Summary: Lessons learned from men, angels, and animals about foolish pride.
Everyone knows that the lion is the king of the jungle. One day the lion being filled with pride decided to make sure all the others knew it. He was so confident that he by-passed the smaller animals and went straight to the bear.
"Who is the king of the jungle?" the lion asked. The bear replied, "Why you are, of course" The lion gave a mighty roar of approval.
Next, he asked the tiger, "Who is the king of the jungle?" The tiger quickly responded, "Everyone knows that you are, mighty lion”

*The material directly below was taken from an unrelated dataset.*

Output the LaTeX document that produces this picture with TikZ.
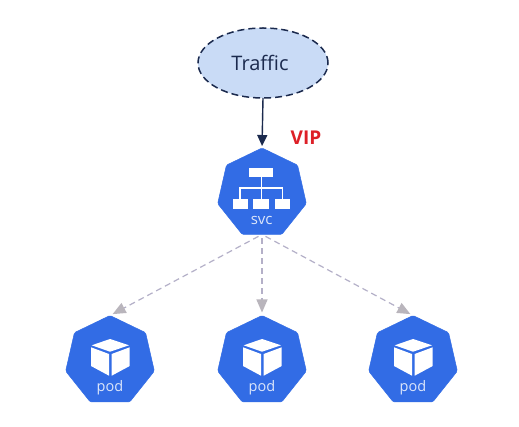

Next on the list was the elephant. The lion faced the elephant and addressed his question, "Who is the king of the jungle?"
At first, the elephant ignored him. So the lion roared, “Who is the king of the jungle? “ The elephant immediately grabbed the lion with his trunk, whirled him around in the air five or six times and slammed him into a tree. Then he pounded him onto the ground several times, dunked him under water in a nearby lake, and finally dumped him out on the shore. The lion--beaten, bruised, and battered--struggled to his feet. He looked at the elephant and said, "Look, just because you don’t know the answer is no reason for to get mean about it!"
Today we are going to discuss pride, the animal kingdom and a pride-filled man. The Bible gives us several warnings about pride. “Pride leads to conflict,” (Proverbs 13:10), “Pride goes before destruction” (Proverbs 16:18), “Pride leads to disgrace,” (Proverbs 11:2), “Pride ends in humiliation,” (Proverbs 29:33).
Let’s look at Mr. Lion. His pride led to conflict. All the other animals were unsure of their ability to stand up to the lion. They coward before him and placated him with compliments. But the elephant with held his answer and, in his pride, the lion became confrontational.
Next, his pride went before his destruction. Mr. Lion found himself being whirled through the air, slammed into a tree, smashed into the ground, and nearly drowned, before being deposited on the shore.
His pride then led him to disgrace. All the animals that had feared him so much were now in awe of the elephant. They began to reconsider who was the true king of the jungle.
Finally, his pride left him humiliated. He tried to make a comment that deflected from the fact that his pride had disgraced him and destroyed his reputation.
The danger of pride is what led Paul to write in Romans 12:3 “Because of the privilege and authority God has given me, I give each of you this warning: Don’t think you are better than you really are. Be honest in your evaluation of yourselves, measuring yourselves by the faith God has given us.”
We have a tendency to measure ourselves on a basis of worldly standards. We look better then someone else. We are more fit, more successful, wealthier, more talented, and the list goes on. But Paul warns us not to evaluate ourselves too highly.
As Christians, we should evaluate ourselves based on the faith that God has given to us. In other words, we are to have a right state of mind about ourselves, being honest with ourselves about our faults. James 4:6 states, “God opposes the proud but favors the humble.”